Переплывшие океан (Гладьо) - страница 28

Но здесь меня, мои звуки разворовывают, как в дни безвластия, и я лишь отражение паршивых песен в грязном, разбитом зеркале. Я прилагаю усилия, чтобы раскрыться, но вечная моя трезвость давит к строгой поверхности. Слава Богу, что рядом Сал.

Уже не так страшно притягиваться в центр движения, и мы соединяемся с Нан, Чальбим, Валире и Персиа в языческий хоровод из крепко связанных ладоней. Как здорово кружиться! Мы бежим так скоро, почти размыкаются руки, но одними пальцами мы цепляемся друг в друга и продолжаем весенний обряд.

Размыкается один край и ведет лентой по полю. Другой смотрит назад, наклонив смеющуюся голову вправо, и захватывает в плен танца угодных, каких меньшинство.

Лента растет, заглатывает новую ткань и растет вновь. Вьется, развевается, краснота и смех, пока не повалится, не распадется от усталости.

Мы вновь на скамье под сетью, скрывающей часть звездного неба. Дышим жадно, смотрим вокруг. Впереди старшая группа атлетов – юношей, чьи чрезмерно развитые физические данные компенсируют отсутствие здравого смысла. Их окружает громкий и низкий смех, толчки, не самые удачные стойки на руках, почти животное поведение.

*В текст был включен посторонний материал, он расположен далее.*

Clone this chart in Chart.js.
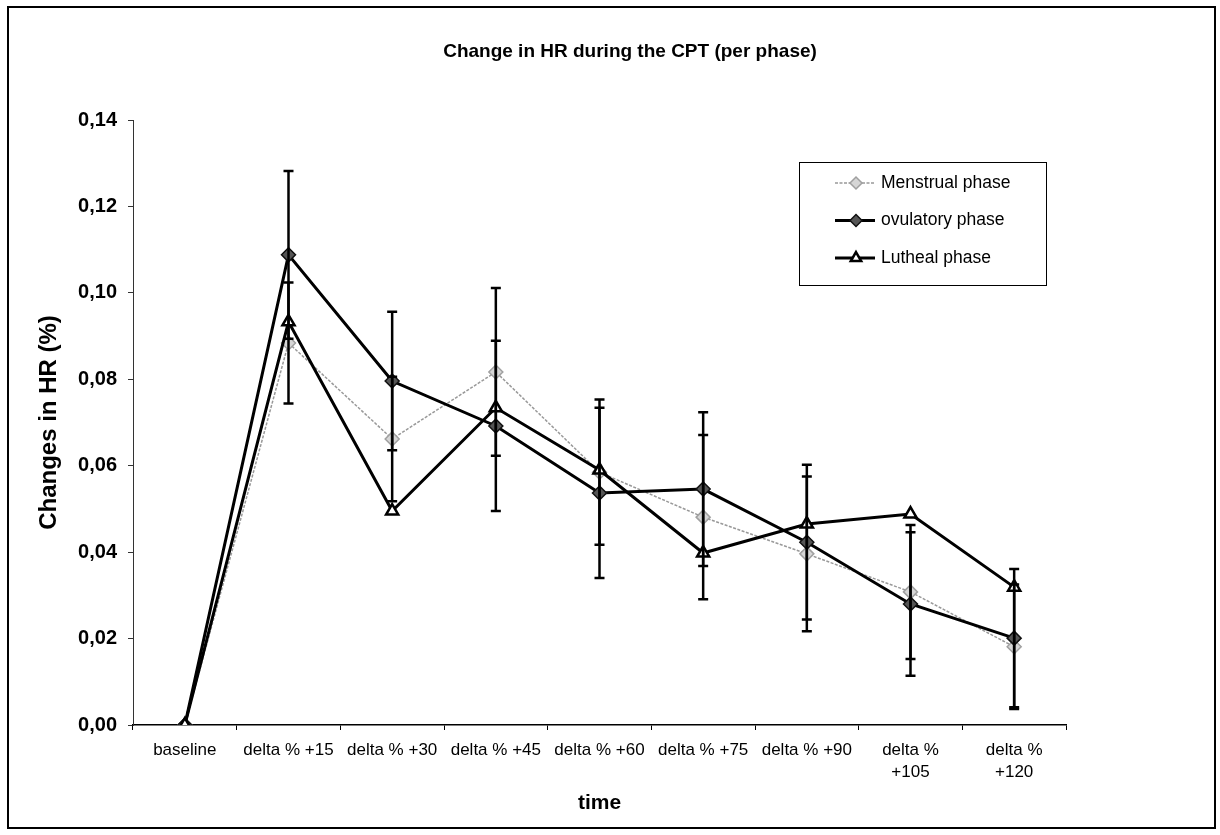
<!DOCTYPE html>
<html>
<head>
<meta charset="utf-8">
<title>Change in HR during the CPT (per phase)</title>
<script src="https://cdn.jsdelivr.net/npm/chart.js@4.4.1/dist/chart.umd.min.js"></script>
<style>
  html, body { margin: 0; padding: 0; background: #fff; }
  #wrap { position: relative; width: 1220px; height: 835px; }
  #frame { position: absolute; left: 7px; top: 6px; width: 1209px; height: 823px;
           border: 2px solid #000; box-sizing: border-box; pointer-events: none; }
</style>
</head>
<body>
<div id="wrap">
  <canvas id="hrChart" width="1220" height="835"></canvas>
  <div id="frame"></div>
</div>
<script>
// Data
const categories = ['baseline', 'delta % +15', 'delta % +30', 'delta % +45', 'delta % +60',
  'delta % +75', 'delta % +90', ['delta %', '+105'], ['delta %', '+120']];
const menstrual = [0, 0.0884, 0.0662, 0.0817, 0.0585, 0.0481, 0.0396, 0.0308, 0.0181];
const ovulatory = [0, 0.1088, 0.0796, 0.0692, 0.0537, 0.0546, 0.0423, 0.0280, 0.0201];
const luteal    = [0, 0.0933, 0.0495, 0.0734, 0.0590, 0.0398, 0.0465, 0.0488, 0.0319];
// half widths of the error bars (none drawn for baseline / luteal)
const menstrualErr = [null, 0.0140, 0.0144, 0.0194, 0.0168, 0.0190, 0.0179, 0.0155, 0.0144];
const ovulatoryErr = [null, 0.0194, 0.0160, 0.0197, 0.0197, 0.0178, 0.0179, 0.0166, 0.0160];
const yTicks = [0, 0.02, 0.04, 0.06, 0.08, 0.10, 0.12, 0.14];

const FONT = '"Liberation Sans", Arial, sans-serif';
Chart.defaults.font.family = FONT;
Chart.defaults.color = '#000';

// Error bars drawn through the y scale
const errorBarPlugin = {
  id: 'errorBars',
  afterDatasetsDraw(chart) {
    const ctx = chart.ctx;
    const yScale = chart.scales.y;
    chart.data.datasets.forEach((ds, i) => {
      if (!ds.errors) return;
      const meta = chart.getDatasetMeta(i);
      meta.data.forEach((pt, j) => {
        const err = ds.errors[j];
        if (err == null) return;
        const top = yScale.getPixelForValue(ds.data[j] + err);
        const bottom = yScale.getPixelForValue(ds.data[j] - err);
        ctx.save();
        ctx.strokeStyle = '#000';
        ctx.lineWidth = 2.5;
        ctx.beginPath();
        ctx.moveTo(pt.x, top);
        ctx.lineTo(pt.x, bottom);
        ctx.moveTo(pt.x - 5, top);
        ctx.lineTo(pt.x + 5, top);
        ctx.moveTo(pt.x - 5, bottom);
        ctx.lineTo(pt.x + 5, bottom);
        ctx.stroke();
        ctx.restore();
      });
    });
  }
};

// Title + boxed legend inside the plot (Excel style)
const decorPlugin = {
  id: 'decor',
  afterDraw(chart) {
    const ctx = chart.ctx;
    const area = chart.chartArea;
    ctx.save();
    ctx.fillStyle = '#000';
    ctx.font = 'bold 19px ' + FONT;
    ctx.textAlign = 'center';
    ctx.textBaseline = 'middle';
    ctx.fillText('Change in HR during the CPT (per phase)', 630, 52);

    // legend box
    const bx = area.right - 267, by = area.top + 42, bw = 247, bh = 123;
    ctx.fillStyle = '#fff';
    ctx.fillRect(bx, by, bw, bh);
    ctx.strokeStyle = '#000';
    ctx.lineWidth = 1;
    ctx.strokeRect(bx + 0.5, by + 0.5, bw, bh);

    const order = [0, 1, 2];
    order.forEach((i, row) => {
      const ds = chart.data.datasets[i];
      const ry = by + 21 + row * 37.5;
      ctx.save();
      ctx.strokeStyle = ds.borderColor;
      ctx.lineWidth = ds.borderWidth;
      ctx.setLineDash(ds.borderDash || []);
      ctx.beginPath();
      ctx.moveTo(bx + 36, ry);
      ctx.lineTo(bx + 76, ry);
      ctx.stroke();
      ctx.restore();
      ctx.save();
      ctx.fillStyle = ds.pointBackgroundColor;
      ctx.strokeStyle = ds.pointBorderColor;
      ctx.lineWidth = ds.pointBorderWidth;
      Chart.helpers.drawPoint(ctx, {
        pointStyle: ds.pointStyle, radius: ds.pointRadius - 1,
        borderWidth: ds.pointBorderWidth, rotation: 0
      }, bx + 57, ry);
      ctx.restore();
      ctx.fillStyle = '#000';
      ctx.font = '17.5px ' + FONT;
      ctx.textAlign = 'left';
      ctx.textBaseline = 'middle';
      ctx.fillText(ds.label, bx + 82, ry);
    });
    ctx.restore();
  }
};

const ctx = document.getElementById('hrChart').getContext('2d');
new Chart(ctx, {
  type: 'line',
  data: {
    labels: categories,
    datasets: [
      {
        label: 'Menstrual phase',
        data: menstrual,
        errors: menstrualErr,
        borderColor: '#999',
        borderWidth: 1.5,
        borderDash: [3, 1.5],
        pointStyle: 'rectRot',
        pointRadius: 7,
        pointBackgroundColor: '#d6d6d6',
        pointBorderColor: '#a0a0a0',
        pointBorderWidth: 1.5,
        tension: 0,
        order: 3
      },
      {
        label: 'ovulatory phase',
        data: ovulatory,
        errors: ovulatoryErr,
        borderColor: '#000',
        borderWidth: 3,
        pointStyle: 'rectRot',
        pointRadius: 7,
        pointBackgroundColor: '#555',
        pointBorderColor: '#111',
        pointBorderWidth: 1.5,
        tension: 0,
        order: 2
      },
      {
        label: 'Lutheal phase',
        data: luteal,
        borderColor: '#000',
        borderWidth: 3,
        pointStyle: 'triangle',
        pointRadius: 7,
        pointBackgroundColor: '#fff',
        pointBorderColor: '#000',
        pointBorderWidth: 2.5,
        tension: 0,
        order: 1
      }
    ]
  },
  options: {
    responsive: false,
    animation: false,
    layout: { padding: { top: 120, right: 154, bottom: 0, left: 0 } },
    plugins: {
      legend: { display: false },
      tooltip: { enabled: false },
      title: { display: false }
    },
    scales: {
      x: {
        offset: true,
        grid: { offset: true, drawOnChartArea: false, drawTicks: true, tickLength: 5, color: '#000' },
        border: { display: true, color: '#000', width: 1.5 },
        ticks: {
          padding: 9,
          maxRotation: 0,
          autoSkip: false,
          font: { size: 17, lineHeight: 1.3 }
        },
        title: {
          display: true,
          text: 'time',
          font: { size: 21, weight: 'bold' },
          padding: { top: 0, bottom: 19 }
        },
        afterFit(scale) { scale.height = 110; }
      },
      y: {
        min: 0,
        max: 0.14,
        afterBuildTicks(scale) { scale.ticks = yTicks.map(v => ({ value: v })); },
        grid: { drawOnChartArea: false, drawTicks: true, tickLength: 5, color: '#333' },
        border: { display: true, color: '#333', width: 1 },
        ticks: {
          padding: 11,
          font: { size: 20, weight: 'bold' },
          callback: v => v.toFixed(2).replace('.', ',')
        },
        title: {
          display: true,
          text: 'Changes in HR (%)',
          font: { size: 24, weight: 'bold' },
          padding: { top: 35, bottom: 0 }
        },
        afterFit(scale) { scale.width = 133; }
      }
    }
  },
  plugins: [errorBarPlugin, decorPlugin]
});
</script>
</body>
</html>
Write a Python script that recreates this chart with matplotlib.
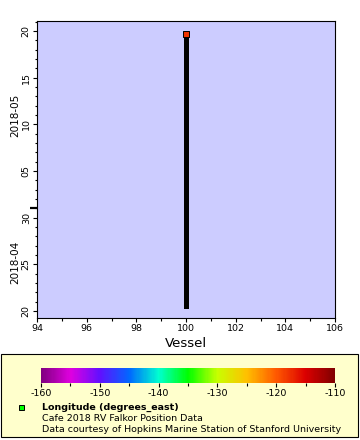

Влечение к ним, порой открытое и совсем не скрываемое, всей нашей команды для меня тошнотворно. Оно одинаково для каждой, что смотрит на них так навязчиво, теряя последние остатки достоинства. Если ее отчаяние выливается за край, она подойдет к одному из идеально сложенных тел и попытается заговорить, но вместо слов из ее рта посыплются обрубки и обрывки фраз, до грусти нелепые, утихающие, даже не набрав громкости. Даже Сал и Нан каждый вечер пытаются втянуть меня в беседу о чьих-то глазах с синим узором, или волосах, выжженых солнцем, но оставшихся мягкими, или иных частях тела, ими обожествляемых.

Мне всегда неловко слушать это откровения. Почему-то мне верилось и верится до сих пор, что подобные подробности не должны покидать пределы защищенного храма разума. Выворачивать их наружу, показывая другим, значит быть уязвимым. Поэтому я не делюсь. Лишь наблюдаю и слушаю, не без стыда вторгаясь в чужое грязное и скомканное хранилище чувств.

Мы продолжаем смотреть, и я нахожу глазами Одейна. У него красивое лицо, оно восхищает меня, как объект высокого искусства или красочное, закатное облако. Его тело – баланс высоты и стройности – было создано, чтобы сливаться с водой и с плавной мощью пролетать дистанции. Острые черты костей дополняет мощная, но не слишком выделяющаяся мускулатура. Он смотрит чисто, невинно. Его улыбку не очерняет низкое окружение.